Is it evil to redefine assert? Is it evil to redefine assert? c c

Is it evil to redefine assert?


Redefining a Standard macro is an ugly idea, and you can be sure the behaviour's technically undefined, but in the end macros are just source code substitutions and it's hard to see how it could cause problems, as long as the assertion causes your program to exit.

That said, your intended substitution may not be reliably used if any code in the translation unit after your definition itself redefines assert, which suggests a need for a specific order of includes etc. - damned fragile.

If your assert substitutes code that doesn't exit, you open up new problems. There are pathological edge cases where your ideas about throwing instead could fail, such as:

int f(int n){    try    {        assert(n != 0);        call_some_library_that_might_throw(n);    }    catch (...)    {        // ignore errors...    }    return 12 / n;}

Above, a value of 0 for n starts crashing the application instead of stopping it with a sane error message: any explanation in the thrown message won't be seen.

I am with Andrei Alexandresciu in thinking that exceptions are the best known method to report errors in code that wants to be secure. (Because the programmer cannot forget to check an error return code.)

I don't recall Andrei saying quite that - do you have a quote? He's certainly thought very carefully about how to create objects that encourage reliable exception handling, but I've never heard/seen him suggest that a stop-the-program assert is inappropriate in certain cases. Assertions are a normal way of enforcing invariants - there's definitely a line to be drawn concerning which potential assertions can be continued from and which can't, but on one side of that line assertions continue to be useful.
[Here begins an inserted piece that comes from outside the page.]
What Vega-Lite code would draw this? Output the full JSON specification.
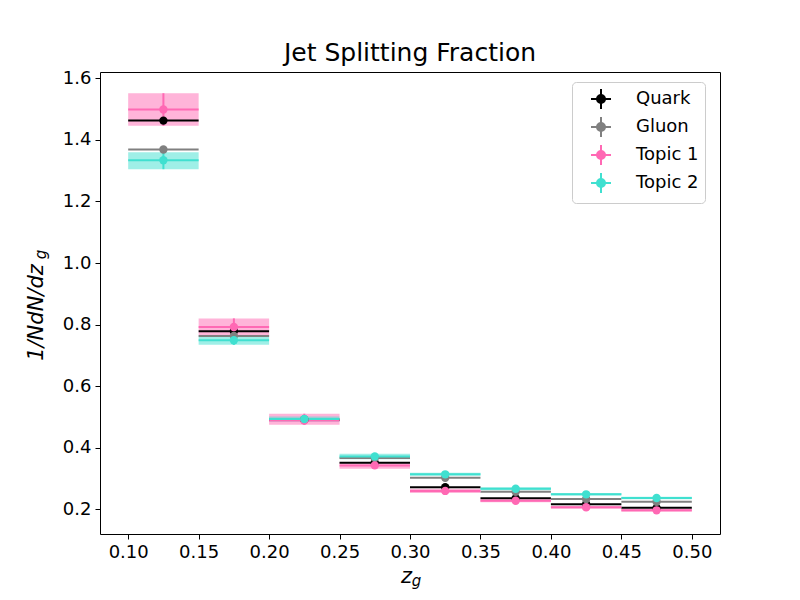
{
  "$schema": "https://vega.github.io/schema/vega-lite/v6.json",
  "description": "Jet splitting fraction for quark, gluon and two topics",
  "autosize": {"type": "none"},
  "width": 620,
  "height": 462,
  "padding": {"left": 100, "top": 72, "right": 80, "bottom": 66},
  "title": {
    "text": "Jet Splitting Fraction",
    "fontSize": 25,
    "fontWeight": "normal",
    "font": "DejaVu Sans",
    "color": "black",
    "anchor": "middle",
    "baseline": "alphabetic",
    "offset": -17
  },
  "data": {
    "values": [
      {"series": "Quark", "z": 0.125, "zlo": 0.10, "zhi": 0.15, "v": 1.463, "lo": 1.459, "hi": 1.467},
      {"series": "Quark", "z": 0.175, "zlo": 0.15, "zhi": 0.20, "v": 0.778, "lo": 0.775, "hi": 0.781},
      {"series": "Quark", "z": 0.225, "zlo": 0.20, "zhi": 0.25, "v": 0.490, "lo": 0.488, "hi": 0.492},
      {"series": "Quark", "z": 0.275, "zlo": 0.25, "zhi": 0.30, "v": 0.351, "lo": 0.349, "hi": 0.353},
      {"series": "Quark", "z": 0.325, "zlo": 0.30, "zhi": 0.35, "v": 0.271, "lo": 0.269, "hi": 0.273},
      {"series": "Quark", "z": 0.375, "zlo": 0.35, "zhi": 0.40, "v": 0.235, "lo": 0.233, "hi": 0.237},
      {"series": "Quark", "z": 0.425, "zlo": 0.40, "zhi": 0.45, "v": 0.216, "lo": 0.214, "hi": 0.218},
      {"series": "Quark", "z": 0.475, "zlo": 0.45, "zhi": 0.50, "v": 0.204, "lo": 0.202, "hi": 0.206},
      {"series": "Gluon", "z": 0.125, "zlo": 0.10, "zhi": 0.15, "v": 1.369, "lo": 1.365, "hi": 1.373},
      {"series": "Gluon", "z": 0.175, "zlo": 0.15, "zhi": 0.20, "v": 0.763, "lo": 0.760, "hi": 0.766},
      {"series": "Gluon", "z": 0.225, "zlo": 0.20, "zhi": 0.25, "v": 0.492, "lo": 0.490, "hi": 0.494},
      {"series": "Gluon", "z": 0.275, "zlo": 0.25, "zhi": 0.30, "v": 0.366, "lo": 0.364, "hi": 0.368},
      {"series": "Gluon", "z": 0.325, "zlo": 0.30, "zhi": 0.35, "v": 0.302, "lo": 0.300, "hi": 0.304},
      {"series": "Gluon", "z": 0.375, "zlo": 0.35, "zhi": 0.40, "v": 0.256, "lo": 0.254, "hi": 0.258},
      {"series": "Gluon", "z": 0.425, "zlo": 0.40, "zhi": 0.45, "v": 0.233, "lo": 0.231, "hi": 0.235},
      {"series": "Gluon", "z": 0.475, "zlo": 0.45, "zhi": 0.50, "v": 0.224, "lo": 0.222, "hi": 0.226},
      {"series": "Topic 1", "z": 0.125, "zlo": 0.10, "zhi": 0.15, "v": 1.499, "lo": 1.446, "hi": 1.552},
      {"series": "Topic 1", "z": 0.175, "zlo": 0.15, "zhi": 0.20, "v": 0.792, "lo": 0.764, "hi": 0.820},
      {"series": "Topic 1", "z": 0.225, "zlo": 0.20, "zhi": 0.25, "v": 0.488, "lo": 0.474, "hi": 0.510},
      {"series": "Topic 1", "z": 0.275, "zlo": 0.25, "zhi": 0.30, "v": 0.342, "lo": 0.331, "hi": 0.353},
      {"series": "Topic 1", "z": 0.325, "zlo": 0.30, "zhi": 0.35, "v": 0.259, "lo": 0.252, "hi": 0.266},
      {"series": "Topic 1", "z": 0.375, "zlo": 0.35, "zhi": 0.40, "v": 0.227, "lo": 0.222, "hi": 0.232},
      {"series": "Topic 1", "z": 0.425, "zlo": 0.40, "zhi": 0.45, "v": 0.206, "lo": 0.201, "hi": 0.211},
      {"series": "Topic 1", "z": 0.475, "zlo": 0.45, "zhi": 0.50, "v": 0.196, "lo": 0.191, "hi": 0.201},
      {"series": "Topic 2", "z": 0.125, "zlo": 0.10, "zhi": 0.15, "v": 1.334, "lo": 1.305, "hi": 1.360},
      {"series": "Topic 2", "z": 0.175, "zlo": 0.15, "zhi": 0.20, "v": 0.749, "lo": 0.734, "hi": 0.764},
      {"series": "Topic 2", "z": 0.225, "zlo": 0.20, "zhi": 0.25, "v": 0.493, "lo": 0.485, "hi": 0.501},
      {"series": "Topic 2", "z": 0.275, "zlo": 0.25, "zhi": 0.30, "v": 0.371, "lo": 0.362, "hi": 0.380},
      {"series": "Topic 2", "z": 0.325, "zlo": 0.30, "zhi": 0.35, "v": 0.313, "lo": 0.308, "hi": 0.318},
      {"series": "Topic 2", "z": 0.375, "zlo": 0.35, "zhi": 0.40, "v": 0.266, "lo": 0.261, "hi": 0.271},
      {"series": "Topic 2", "z": 0.425, "zlo": 0.40, "zhi": 0.45, "v": 0.248, "lo": 0.244, "hi": 0.252},
      {"series": "Topic 2", "z": 0.475, "zlo": 0.45, "zhi": 0.50, "v": 0.236, "lo": 0.232, "hi": 0.240}
    ]
  },
  "resolve": {"axis": {"x": "independent", "y": "independent"}},
  "layer": [
    {
      "transform": [{"filter": "datum.series === 'Topic 1' || datum.series === 'Topic 2'"}],
      "mark": {"type": "rect", "opacity": 0.5},
      "encoding": {
        "x": {
          "field": "zlo", "type": "quantitative",
          "scale": {"domain": [0.08, 0.52], "nice": false, "zero": false},
          "axis": {
            "orient": "bottom",
            "title": "z", "titleFontStyle": "italic", "titleFontSize": 21,
            "titleAlign": "center", "titleBaseline": "alphabetic", "titleX": 306, "titleY": 48,
            "values": [0.10, 0.15, 0.20, 0.25, 0.30, 0.35, 0.40, 0.45, 0.50],
            "format": ".2f"
          }
        },
        "x2": {"field": "zhi"},
        "y": {
          "field": "lo", "type": "quantitative",
          "scale": {"domain": [0.119, 1.621], "nice": false, "zero": false},
          "axis": {
            "orient": "left",
            "title": "1/NdN/dz", "titleFontStyle": "italic", "titleFontSize": 21,
            "titleAngle": -90, "titleAlign": "center", "titleBaseline": "alphabetic",
            "titleX": -58, "titleY": 240,
            "values": [0.2, 0.4, 0.6, 0.8, 1.0, 1.2, 1.4, 1.6],
            "format": ".1f"
          }
        },
        "y2": {"field": "hi"},
        "fill": {
          "field": "series", "type": "nominal", "legend": null,
          "scale": {"domain": ["Topic 1", "Topic 2"], "range": ["#ff69b4", "#40e0d0"]}
        }
      }
    },
    {
      "mark": {"type": "rule", "strokeWidth": 2},
      "encoding": {
        "x": {
          "field": "zlo", "type": "quantitative",
          "axis": {
            "orient": "bottom",
            "title": "g", "titleFontStyle": "italic", "titleFontSize": 15,
            "titleAlign": "center", "titleBaseline": "alphabetic", "titleX": 316, "titleY": 51,
            "labels": false, "ticks": false, "domain": false, "grid": false
          }
        },
        "x2": {"field": "zhi"},
        "y": {
          "field": "v", "type": "quantitative",
          "axis": {
            "orient": "left",
            "title": "g", "titleFontStyle": "italic", "titleFontSize": 15,
            "titleAngle": -90, "titleAlign": "center", "titleBaseline": "alphabetic",
            "titleX": -55, "titleY": 182,
            "labels": false, "ticks": false, "domain": false, "grid": false
          }
        },
        "color": {
          "field": "series", "type": "nominal",
          "scale": {"domain": ["Quark", "Gluon", "Topic 1", "Topic 2"], "range": ["#000000", "#808080", "#ff69b4", "#40e0d0"]}
        }
      }
    },
    {
      "mark": {"type": "rule", "strokeWidth": 2},
      "encoding": {
        "x": {"field": "z", "type": "quantitative", "axis": null},
        "y": {"field": "lo", "type": "quantitative", "axis": null},
        "y2": {"field": "hi"},
        "color": {"field": "series", "type": "nominal"}
      }
    },
    {
      "mark": {"type": "point", "filled": true, "opacity": 1, "size": 70},
      "encoding": {
        "x": {"field": "z", "type": "quantitative", "axis": null},
        "y": {"field": "v", "type": "quantitative", "axis": null},
        "color": {
          "field": "series", "type": "nominal",
          "legend": {
            "title": null,
            "orient": "none",
            "legendX": 472,
            "legendY": 10,
            "symbolType": "M-1,0H1M0,-1V1M-0.4,0A0.4,0.4,0,1,1,0.4,0A0.4,0.4,0,1,1,-0.4,0Z",
            "symbolSize": 400,
            "symbolStrokeWidth": 2,
            "symbolOffset": 12,
            "labelFontSize": 18,
            "labelFont": "DejaVu Sans",
            "labelColor": "black",
            "labelOffset": 24,
            "rowPadding": 0,
            "padding": 6,
            "strokeColor": "#cccccc",
            "fillColor": "white",
            "cornerRadius": 4,
            "encode": {
              "symbols": {
                "update": {
                  "fill": {"scale": "color", "field": "value"},
                  "stroke": {"scale": "color", "field": "value"},
                  "opacity": {"value": 1}
                }
              }
            }
          }
        }
      }
    }
  ],
  "config": {
    "font": "DejaVu Sans",
    "view": {"stroke": "black", "strokeWidth": 1},
    "axis": {
      "grid": false,
      "domain": false,
      "tickColor": "black",
      "tickSize": 5,
      "tickWidth": 1,
      "labelFont": "DejaVu Sans",
      "labelFontSize": 18,
      "labelColor": "black",
      "labelPadding": 4,
      "titleFont": "DejaVu Sans",
      "titleFontWeight": "normal",
      "titleColor": "black",
      "labelFlush": false,
      "labelOverlap": false
    }
  }
}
The choice between returning an error value and using exceptions is the traditional ground for the kind of argument/preference you mention, as they're more legitimately alternatives.

If this is right ... if there is a phase change in error reporting, from exit(1)/signals/ to exceptions ... one still has the question of how to live with the legacy code.

As above, you shouldn't try to migrate all existing exit() / assert etc. to exceptions. In many cases, there will be no way to meaningfully continue processing, and throwing an exception just creates doubt about whether the issue will be recorded properly and lead to the intended termination.

And, overall - there are several error reporting schemes. If different libraries use different schemes, how make them live together.

Where that becomes a real issue, you'd generally select one approach and wrap the non-conforming libraries with a layer that provides the error handling you like.


I wrote an application that runs on an embedded system. In the early days I sprinkled asserts through the code liberally, ostensibly to document conditions in the code that should be impossible (but in a few places as lazy error-checking).

It turned out that the asserts were occasionally being hit, but no one ever got to see the message output to the console containing the file and line number, because the console serial port generally was not connected to anything. I later redefined the assert macro so that instead of outputting a message to the console it would send a message over the network to the error logger.

Whether or not you think redefining assert is 'evil', this works well for us.


If you include any headers/libraries that utilize assert, then you would experience unexpected behavior, otherwise the compiler allows you to do it so you can do it.

My suggestion, which is based on personal opinion is that in any case you can define your own assert without the need to redefine the existing one. You are never gaining extra benefit from redefining the existing one over defining a new one with a new name.